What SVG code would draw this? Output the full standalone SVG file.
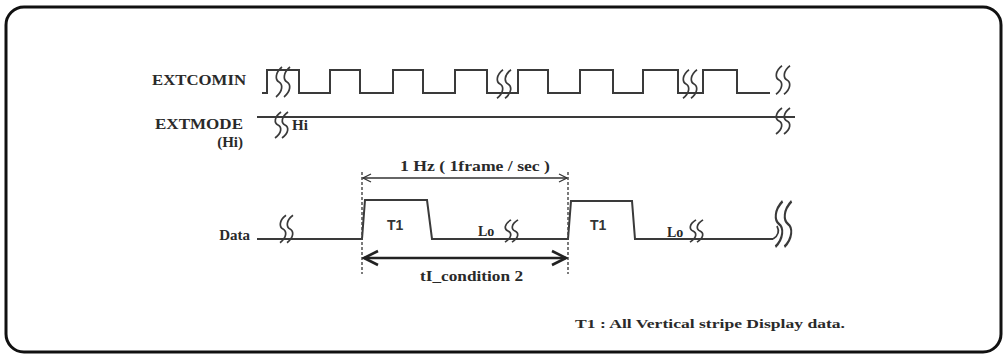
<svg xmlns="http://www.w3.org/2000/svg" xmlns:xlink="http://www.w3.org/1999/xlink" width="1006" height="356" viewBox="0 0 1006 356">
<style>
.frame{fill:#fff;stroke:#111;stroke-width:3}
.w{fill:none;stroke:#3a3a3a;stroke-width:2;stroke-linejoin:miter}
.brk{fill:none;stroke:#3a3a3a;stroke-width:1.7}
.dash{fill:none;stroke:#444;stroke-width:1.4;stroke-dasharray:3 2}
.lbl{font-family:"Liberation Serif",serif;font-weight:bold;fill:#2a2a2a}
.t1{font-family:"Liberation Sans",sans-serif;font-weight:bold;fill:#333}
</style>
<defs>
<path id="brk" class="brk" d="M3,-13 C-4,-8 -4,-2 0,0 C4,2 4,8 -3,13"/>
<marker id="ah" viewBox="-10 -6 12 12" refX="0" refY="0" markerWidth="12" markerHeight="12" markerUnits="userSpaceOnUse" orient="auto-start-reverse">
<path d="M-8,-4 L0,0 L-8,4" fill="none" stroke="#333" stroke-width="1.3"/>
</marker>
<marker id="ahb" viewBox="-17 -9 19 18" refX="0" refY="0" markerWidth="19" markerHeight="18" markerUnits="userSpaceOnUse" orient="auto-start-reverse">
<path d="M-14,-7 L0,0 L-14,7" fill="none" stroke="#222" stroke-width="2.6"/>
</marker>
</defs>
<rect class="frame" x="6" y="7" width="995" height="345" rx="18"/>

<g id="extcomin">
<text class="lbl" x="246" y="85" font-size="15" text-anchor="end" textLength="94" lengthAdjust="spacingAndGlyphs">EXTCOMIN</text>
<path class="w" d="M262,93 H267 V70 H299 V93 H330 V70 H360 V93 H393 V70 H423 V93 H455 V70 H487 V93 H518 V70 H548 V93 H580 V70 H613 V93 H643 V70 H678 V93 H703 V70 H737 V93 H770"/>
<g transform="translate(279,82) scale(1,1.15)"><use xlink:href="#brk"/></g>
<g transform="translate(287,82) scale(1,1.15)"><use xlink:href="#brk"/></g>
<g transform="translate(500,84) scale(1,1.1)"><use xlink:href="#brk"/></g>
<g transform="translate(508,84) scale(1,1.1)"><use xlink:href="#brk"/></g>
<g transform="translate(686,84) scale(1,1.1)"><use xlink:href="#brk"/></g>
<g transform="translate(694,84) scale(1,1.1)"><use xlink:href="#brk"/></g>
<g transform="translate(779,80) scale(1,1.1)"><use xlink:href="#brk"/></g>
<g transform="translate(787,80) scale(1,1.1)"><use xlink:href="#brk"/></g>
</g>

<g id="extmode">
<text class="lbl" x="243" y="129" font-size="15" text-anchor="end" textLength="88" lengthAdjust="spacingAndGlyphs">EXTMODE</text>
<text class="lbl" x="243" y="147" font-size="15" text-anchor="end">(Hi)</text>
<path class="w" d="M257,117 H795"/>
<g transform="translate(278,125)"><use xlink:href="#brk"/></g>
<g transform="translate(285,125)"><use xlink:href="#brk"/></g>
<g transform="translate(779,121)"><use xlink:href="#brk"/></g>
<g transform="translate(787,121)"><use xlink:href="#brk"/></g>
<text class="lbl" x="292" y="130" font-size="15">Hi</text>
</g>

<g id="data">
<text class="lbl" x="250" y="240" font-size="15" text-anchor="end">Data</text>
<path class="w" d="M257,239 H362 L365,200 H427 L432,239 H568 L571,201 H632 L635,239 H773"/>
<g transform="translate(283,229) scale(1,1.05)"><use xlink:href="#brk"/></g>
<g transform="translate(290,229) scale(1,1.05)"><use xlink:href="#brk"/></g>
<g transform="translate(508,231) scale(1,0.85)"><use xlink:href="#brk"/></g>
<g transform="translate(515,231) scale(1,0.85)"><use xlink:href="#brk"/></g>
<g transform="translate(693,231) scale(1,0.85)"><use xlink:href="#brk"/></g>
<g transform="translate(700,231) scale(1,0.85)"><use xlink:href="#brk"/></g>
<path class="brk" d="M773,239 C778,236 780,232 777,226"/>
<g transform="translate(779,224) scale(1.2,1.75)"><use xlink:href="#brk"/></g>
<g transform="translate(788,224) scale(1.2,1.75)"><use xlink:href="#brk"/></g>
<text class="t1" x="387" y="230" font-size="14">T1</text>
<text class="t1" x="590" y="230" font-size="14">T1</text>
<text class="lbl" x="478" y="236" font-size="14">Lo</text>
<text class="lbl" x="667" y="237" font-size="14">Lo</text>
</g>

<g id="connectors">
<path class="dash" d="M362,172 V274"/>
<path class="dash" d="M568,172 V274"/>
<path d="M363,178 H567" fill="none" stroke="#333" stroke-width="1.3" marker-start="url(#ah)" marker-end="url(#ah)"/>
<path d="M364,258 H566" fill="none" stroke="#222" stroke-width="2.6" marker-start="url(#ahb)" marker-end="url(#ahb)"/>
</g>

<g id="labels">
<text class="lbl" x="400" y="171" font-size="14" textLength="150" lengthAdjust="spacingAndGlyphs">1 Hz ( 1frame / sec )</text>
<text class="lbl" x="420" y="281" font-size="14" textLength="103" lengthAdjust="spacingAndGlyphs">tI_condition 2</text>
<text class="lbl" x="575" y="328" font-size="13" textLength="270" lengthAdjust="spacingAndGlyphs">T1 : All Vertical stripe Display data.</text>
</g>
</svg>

#####

Copy the listing word for word, excluding its pictures.

# [The reply]
What SVG code would draw this? Output the full standalone SVG file.
<svg xmlns="http://www.w3.org/2000/svg" xmlns:xlink="http://www.w3.org/1999/xlink" width="1006" height="356" viewBox="0 0 1006 356">
<style>
.frame{fill:#fff;stroke:#111;stroke-width:3}
.w{fill:none;stroke:#3a3a3a;stroke-width:2;stroke-linejoin:miter}
.brk{fill:none;stroke:#3a3a3a;stroke-width:1.7}
.dash{fill:none;stroke:#444;stroke-width:1.4;stroke-dasharray:3 2}
.lbl{font-family:"Liberation Serif",serif;font-weight:bold;fill:#2a2a2a}
.t1{font-family:"Liberation Sans",sans-serif;font-weight:bold;fill:#333}
</style>
<defs>
<path id="brk" class="brk" d="M3,-13 C-4,-8 -4,-2 0,0 C4,2 4,8 -3,13"/>
<marker id="ah" viewBox="-10 -6 12 12" refX="0" refY="0" markerWidth="12" markerHeight="12" markerUnits="userSpaceOnUse" orient="auto-start-reverse">
<path d="M-8,-4 L0,0 L-8,4" fill="none" stroke="#333" stroke-width="1.3"/>
</marker>
<marker id="ahb" viewBox="-17 -9 19 18" refX="0" refY="0" markerWidth="19" markerHeight="18" markerUnits="userSpaceOnUse" orient="auto-start-reverse">
<path d="M-14,-7 L0,0 L-14,7" fill="none" stroke="#222" stroke-width="2.6"/>
</marker>
</defs>
<rect class="frame" x="6" y="7" width="995" height="345" rx="18"/>

<g id="extcomin">
<text class="lbl" x="246" y="85" font-size="15" text-anchor="end" textLength="94" lengthAdjust="spacingAndGlyphs">EXTCOMIN</text>
<path class="w" d="M262,93 H267 V70 H299 V93 H330 V70 H360 V93 H393 V70 H423 V93 H455 V70 H487 V93 H518 V70 H548 V93 H580 V70 H613 V93 H643 V70 H678 V93 H703 V70 H737 V93 H770"/>
<g transform="translate(279,82) scale(1,1.15)"><use xlink:href="#brk"/></g>
<g transform="translate(287,82) scale(1,1.15)"><use xlink:href="#brk"/></g>
<g transform="translate(500,84) scale(1,1.1)"><use xlink:href="#brk"/></g>
<g transform="translate(508,84) scale(1,1.1)"><use xlink:href="#brk"/></g>
<g transform="translate(686,84) scale(1,1.1)"><use xlink:href="#brk"/></g>
<g transform="translate(694,84) scale(1,1.1)"><use xlink:href="#brk"/></g>
<g transform="translate(779,80) scale(1,1.1)"><use xlink:href="#brk"/></g>
<g transform="translate(787,80) scale(1,1.1)"><use xlink:href="#brk"/></g>
</g>

<g id="extmode">
<text class="lbl" x="243" y="129" font-size="15" text-anchor="end" textLength="88" lengthAdjust="spacingAndGlyphs">EXTMODE</text>
<text class="lbl" x="243" y="147" font-size="15" text-anchor="end">(Hi)</text>
<path class="w" d="M257,117 H795"/>
<g transform="translate(278,125)"><use xlink:href="#brk"/></g>
<g transform="translate(285,125)"><use xlink:href="#brk"/></g>
<g transform="translate(779,121)"><use xlink:href="#brk"/></g>
<g transform="translate(787,121)"><use xlink:href="#brk"/></g>
<text class="lbl" x="292" y="130" font-size="15">Hi</text>
</g>

<g id="data">
<text class="lbl" x="250" y="240" font-size="15" text-anchor="end">Data</text>
<path class="w" d="M257,239 H362 L365,200 H427 L432,239 H568 L571,201 H632 L635,239 H773"/>
<g transform="translate(283,229) scale(1,1.05)"><use xlink:href="#brk"/></g>
<g transform="translate(290,229) scale(1,1.05)"><use xlink:href="#brk"/></g>
<g transform="translate(508,231) scale(1,0.85)"><use xlink:href="#brk"/></g>
<g transform="translate(515,231) scale(1,0.85)"><use xlink:href="#brk"/></g>
<g transform="translate(693,231) scale(1,0.85)"><use xlink:href="#brk"/></g>
<g transform="translate(700,231) scale(1,0.85)"><use xlink:href="#brk"/></g>
<path class="brk" d="M773,239 C778,236 780,232 777,226"/>
<g transform="translate(779,224) scale(1.2,1.75)"><use xlink:href="#brk"/></g>
<g transform="translate(788,224) scale(1.2,1.75)"><use xlink:href="#brk"/></g>
<text class="t1" x="387" y="230" font-size="14">T1</text>
<text class="t1" x="590" y="230" font-size="14">T1</text>
<text class="lbl" x="478" y="236" font-size="14">Lo</text>
<text class="lbl" x="667" y="237" font-size="14">Lo</text>
</g>

<g id="connectors">
<path class="dash" d="M362,172 V274"/>
<path class="dash" d="M568,172 V274"/>
<path d="M363,178 H567" fill="none" stroke="#333" stroke-width="1.3" marker-start="url(#ah)" marker-end="url(#ah)"/>
<path d="M364,258 H566" fill="none" stroke="#222" stroke-width="2.6" marker-start="url(#ahb)" marker-end="url(#ahb)"/>
</g>

<g id="labels">
<text class="lbl" x="400" y="171" font-size="14" textLength="150" lengthAdjust="spacingAndGlyphs">1 Hz ( 1frame / sec )</text>
<text class="lbl" x="420" y="281" font-size="14" textLength="103" lengthAdjust="spacingAndGlyphs">tI_condition 2</text>
<text class="lbl" x="575" y="328" font-size="13" textLength="270" lengthAdjust="spacingAndGlyphs">T1 : All Vertical stripe Display data.</text>
</g>
</svg>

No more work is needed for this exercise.